— begin —
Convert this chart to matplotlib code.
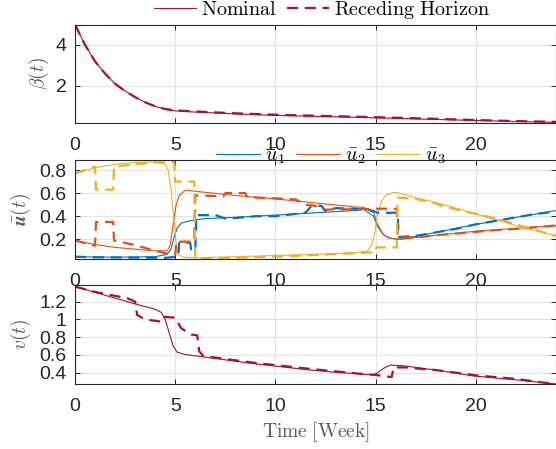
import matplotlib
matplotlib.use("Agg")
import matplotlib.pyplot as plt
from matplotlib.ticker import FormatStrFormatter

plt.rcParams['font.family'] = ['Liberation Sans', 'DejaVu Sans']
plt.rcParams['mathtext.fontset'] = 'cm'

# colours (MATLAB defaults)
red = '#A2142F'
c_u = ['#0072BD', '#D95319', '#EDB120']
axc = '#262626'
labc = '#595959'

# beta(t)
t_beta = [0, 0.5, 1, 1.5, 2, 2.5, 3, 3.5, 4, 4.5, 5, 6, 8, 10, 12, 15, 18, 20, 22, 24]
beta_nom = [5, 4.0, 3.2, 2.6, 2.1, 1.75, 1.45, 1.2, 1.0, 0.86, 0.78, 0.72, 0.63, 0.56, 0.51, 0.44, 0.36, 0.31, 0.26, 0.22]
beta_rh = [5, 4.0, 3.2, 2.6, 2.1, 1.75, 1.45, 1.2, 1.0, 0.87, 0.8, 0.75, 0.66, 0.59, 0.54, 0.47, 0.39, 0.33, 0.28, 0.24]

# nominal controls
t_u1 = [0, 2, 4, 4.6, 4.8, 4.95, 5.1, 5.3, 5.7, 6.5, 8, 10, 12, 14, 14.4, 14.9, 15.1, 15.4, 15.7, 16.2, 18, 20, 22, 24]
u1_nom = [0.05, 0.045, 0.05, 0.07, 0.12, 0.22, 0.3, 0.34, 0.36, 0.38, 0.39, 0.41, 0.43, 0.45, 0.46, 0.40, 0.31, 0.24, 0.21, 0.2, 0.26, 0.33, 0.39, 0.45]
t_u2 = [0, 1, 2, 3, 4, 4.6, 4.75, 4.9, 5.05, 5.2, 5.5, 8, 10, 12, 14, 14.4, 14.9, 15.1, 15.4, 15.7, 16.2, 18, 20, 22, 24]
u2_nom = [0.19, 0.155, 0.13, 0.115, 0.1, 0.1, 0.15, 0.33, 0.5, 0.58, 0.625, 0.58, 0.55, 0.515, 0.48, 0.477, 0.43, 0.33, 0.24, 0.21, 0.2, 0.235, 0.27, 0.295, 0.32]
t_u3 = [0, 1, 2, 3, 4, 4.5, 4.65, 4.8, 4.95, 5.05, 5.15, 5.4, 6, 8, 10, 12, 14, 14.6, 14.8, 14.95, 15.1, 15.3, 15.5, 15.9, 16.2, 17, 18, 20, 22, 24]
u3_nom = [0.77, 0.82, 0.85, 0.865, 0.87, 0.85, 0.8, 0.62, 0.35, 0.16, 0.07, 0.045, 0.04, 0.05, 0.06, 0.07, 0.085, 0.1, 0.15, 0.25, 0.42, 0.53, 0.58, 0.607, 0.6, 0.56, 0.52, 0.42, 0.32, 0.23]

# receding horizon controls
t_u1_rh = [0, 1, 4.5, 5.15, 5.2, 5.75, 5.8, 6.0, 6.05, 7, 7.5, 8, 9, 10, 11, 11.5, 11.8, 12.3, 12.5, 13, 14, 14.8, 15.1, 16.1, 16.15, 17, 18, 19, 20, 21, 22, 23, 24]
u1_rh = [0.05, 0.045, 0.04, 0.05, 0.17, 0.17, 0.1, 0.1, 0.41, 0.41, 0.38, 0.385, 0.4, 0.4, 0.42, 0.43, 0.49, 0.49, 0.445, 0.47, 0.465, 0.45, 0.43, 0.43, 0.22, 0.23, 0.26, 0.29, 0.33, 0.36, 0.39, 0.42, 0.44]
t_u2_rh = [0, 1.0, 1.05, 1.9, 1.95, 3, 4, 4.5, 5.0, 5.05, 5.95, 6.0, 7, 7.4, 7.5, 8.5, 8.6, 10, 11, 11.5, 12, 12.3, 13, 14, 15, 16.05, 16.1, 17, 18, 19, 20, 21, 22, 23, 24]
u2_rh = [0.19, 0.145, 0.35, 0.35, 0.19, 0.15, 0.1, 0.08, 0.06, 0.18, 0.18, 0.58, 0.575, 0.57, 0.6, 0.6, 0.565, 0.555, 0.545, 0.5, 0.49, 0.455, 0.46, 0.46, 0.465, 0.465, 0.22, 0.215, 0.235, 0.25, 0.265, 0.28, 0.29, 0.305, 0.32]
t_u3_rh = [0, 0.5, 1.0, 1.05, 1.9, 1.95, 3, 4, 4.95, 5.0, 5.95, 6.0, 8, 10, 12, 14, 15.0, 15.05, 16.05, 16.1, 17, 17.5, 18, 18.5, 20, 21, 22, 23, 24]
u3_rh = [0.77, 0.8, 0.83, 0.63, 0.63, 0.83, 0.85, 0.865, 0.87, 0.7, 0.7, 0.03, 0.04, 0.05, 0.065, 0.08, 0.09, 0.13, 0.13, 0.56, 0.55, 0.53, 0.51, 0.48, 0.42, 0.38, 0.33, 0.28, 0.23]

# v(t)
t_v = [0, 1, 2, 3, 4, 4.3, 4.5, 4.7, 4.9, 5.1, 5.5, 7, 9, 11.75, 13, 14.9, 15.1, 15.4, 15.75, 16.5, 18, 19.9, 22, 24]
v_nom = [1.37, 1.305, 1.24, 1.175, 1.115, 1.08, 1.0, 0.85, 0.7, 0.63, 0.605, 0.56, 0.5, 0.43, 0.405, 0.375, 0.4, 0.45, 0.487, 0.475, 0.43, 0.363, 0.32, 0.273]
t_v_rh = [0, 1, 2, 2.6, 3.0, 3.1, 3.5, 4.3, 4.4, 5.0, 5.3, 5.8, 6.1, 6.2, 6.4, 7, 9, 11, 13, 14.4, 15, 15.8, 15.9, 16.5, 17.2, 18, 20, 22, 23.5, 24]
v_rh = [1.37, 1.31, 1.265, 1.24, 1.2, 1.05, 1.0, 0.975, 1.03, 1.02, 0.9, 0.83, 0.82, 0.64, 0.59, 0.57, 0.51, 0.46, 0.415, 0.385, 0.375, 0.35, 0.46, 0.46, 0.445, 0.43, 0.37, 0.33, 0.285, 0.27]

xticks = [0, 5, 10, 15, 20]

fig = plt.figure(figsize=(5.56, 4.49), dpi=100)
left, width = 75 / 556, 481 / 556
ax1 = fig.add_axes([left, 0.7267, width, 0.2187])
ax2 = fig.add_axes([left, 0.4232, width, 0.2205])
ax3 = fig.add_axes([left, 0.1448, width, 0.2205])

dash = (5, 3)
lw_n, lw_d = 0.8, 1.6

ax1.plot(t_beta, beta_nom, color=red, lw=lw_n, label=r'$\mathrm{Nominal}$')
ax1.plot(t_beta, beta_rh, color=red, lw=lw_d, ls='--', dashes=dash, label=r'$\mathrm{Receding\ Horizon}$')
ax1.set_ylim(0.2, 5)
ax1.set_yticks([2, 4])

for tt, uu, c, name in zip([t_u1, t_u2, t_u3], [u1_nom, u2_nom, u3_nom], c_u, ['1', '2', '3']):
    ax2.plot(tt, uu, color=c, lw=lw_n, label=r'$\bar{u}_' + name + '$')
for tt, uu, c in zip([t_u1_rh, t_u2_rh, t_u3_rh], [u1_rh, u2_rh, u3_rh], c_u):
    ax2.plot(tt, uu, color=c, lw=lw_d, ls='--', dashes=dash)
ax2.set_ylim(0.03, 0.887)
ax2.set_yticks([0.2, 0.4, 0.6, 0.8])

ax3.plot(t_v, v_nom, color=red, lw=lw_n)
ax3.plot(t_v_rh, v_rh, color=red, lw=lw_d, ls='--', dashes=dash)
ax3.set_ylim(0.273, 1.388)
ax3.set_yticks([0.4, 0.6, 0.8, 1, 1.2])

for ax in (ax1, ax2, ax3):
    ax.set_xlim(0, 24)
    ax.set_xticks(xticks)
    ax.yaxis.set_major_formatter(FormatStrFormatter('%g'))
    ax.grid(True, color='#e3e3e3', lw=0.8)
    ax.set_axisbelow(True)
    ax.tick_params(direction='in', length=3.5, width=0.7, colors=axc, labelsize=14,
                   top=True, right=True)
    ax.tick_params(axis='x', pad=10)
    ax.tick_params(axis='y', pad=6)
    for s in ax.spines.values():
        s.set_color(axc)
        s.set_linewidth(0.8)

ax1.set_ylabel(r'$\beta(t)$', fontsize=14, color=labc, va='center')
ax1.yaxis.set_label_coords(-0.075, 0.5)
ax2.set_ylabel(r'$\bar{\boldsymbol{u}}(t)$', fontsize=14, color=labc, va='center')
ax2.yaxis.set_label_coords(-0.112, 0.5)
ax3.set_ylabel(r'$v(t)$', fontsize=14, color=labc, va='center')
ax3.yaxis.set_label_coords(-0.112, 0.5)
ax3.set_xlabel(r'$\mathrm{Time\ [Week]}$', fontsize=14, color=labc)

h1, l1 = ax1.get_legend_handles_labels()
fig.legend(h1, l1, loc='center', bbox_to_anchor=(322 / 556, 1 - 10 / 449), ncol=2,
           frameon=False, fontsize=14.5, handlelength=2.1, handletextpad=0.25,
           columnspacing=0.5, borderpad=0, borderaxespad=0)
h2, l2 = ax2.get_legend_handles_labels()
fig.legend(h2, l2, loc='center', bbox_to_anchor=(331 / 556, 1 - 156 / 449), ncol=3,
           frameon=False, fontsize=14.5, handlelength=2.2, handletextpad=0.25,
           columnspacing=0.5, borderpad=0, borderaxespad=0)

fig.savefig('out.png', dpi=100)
— end —
Given instruction:
Using the listing above, locate the lines that hold "matplotlib" and copy each one.

Problem solution:
Convert this chart to matplotlib code.
import matplotlib
matplotlib.use("Agg")
import matplotlib.pyplot as plt
from matplotlib.ticker import FormatStrFormatter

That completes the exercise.